Estamos em Dotã, uma pequena cidade perto de Samaria, capital do Reino de Israel. A cena é inusitada. A cidade amanhece cercada por um exército estrangeiro. Na cidade mora um profeta, que está no epicentro dos acontecimentos. No amanhecer o ajudante do profeta sai da casa onde eles estão, e vê as tropas sírias na colina ao redor da cidade. O rapaz grita assustado: “Ai, senhor! Que faremos?” (2 Reis 6.15). “Não tenha medo”, diz Eliseu; “são bem mais os que estão do nosso lado” (6.16).
Podemos imaginar a reação aturdida do rapaz. Será que a idade começa a se fazer notar em Eliseu? Será que ele ainda está meio dormindo e não percebe o perigo? “Eliseu ora e diz: Senhor, abre-lhe os olhos, para que veja” (6.17). “E o Senhor abriu os olhos do rapaz, e ele viu, e vejam: o monte, cheio de cavalos e carros de fogo ao redor de Eliseu” (6.17).
Esta pequena cena dá o que pensar. Quanto mais refletimos sobre ela, mais vamos percebendo sua abrangência. Trata-se de nada menos do que o modo como vemos a realidade. O ajudante de Eliseu tinha a sua frente a mesma realidade que Eliseu. Mas Eliseu enxergava mais que ele. E é sobre esse “mais” que o texto quer nos fazer pensar. O rapaz só conseguia ver um exército inimigo poderoso pronto para atacá-los, prender seu mestre e talvez matar a ele e a quem mais ousasse resistir. E se desespera.

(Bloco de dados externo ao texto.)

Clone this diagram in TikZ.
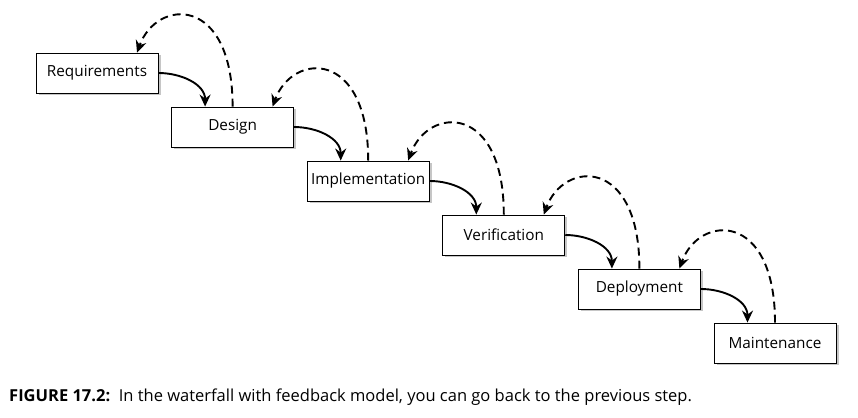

Eliseu, no entanto, vê “mais”. Vê um segundo exército por trás desse. Vê o monte cheio de carruagens e cavalos de fogo. E isso o leva a ficar tranquilo. Carruagens e cavalos de fogo já haviam aparecido na narrativa bíblica, não muito tempo antes. Quando Elias e Eliseu atravessavam o Jordão a pé, subitamente carruagens e cavalos de fogo descem do céu e passam entre Elias e Eliseu, e depois Elias não é mais visto.
Tempos depois Eliseu, acossado por inimigos, tenta tranquilizar seu ajudante. “São bem mais os que estão do nosso lado”. Só que o rapaz não via nada. Então Eliseu pede a Deus “que lhe abra os olhos”. E o Senhor lhe abriu os olhos, diz o texto, “e vejam: o monte, cheio de cavalos e carros de fogo”. Toda a diferença, portanto, estava no que eles viam. A realidade é a mesma.
Eliseu, contudo, parece enxergar uma dimensão a mais dessa mesma realidade. Que era invisível ao seu ajudante. Mas que poderia ser facultada também a ele. Como de fato foi. Deus lhe abriu os olhos, e agora ele podia ver essa realidade multidimensional que Eliseu parecia ver normalmente. As carruagens e os cavalos de fogo não apareceram só para levar Elias ao céu. Continuam por aí. Bem como os anjos que as conduzem, e que “são bem mais” do que as tropas inimigas.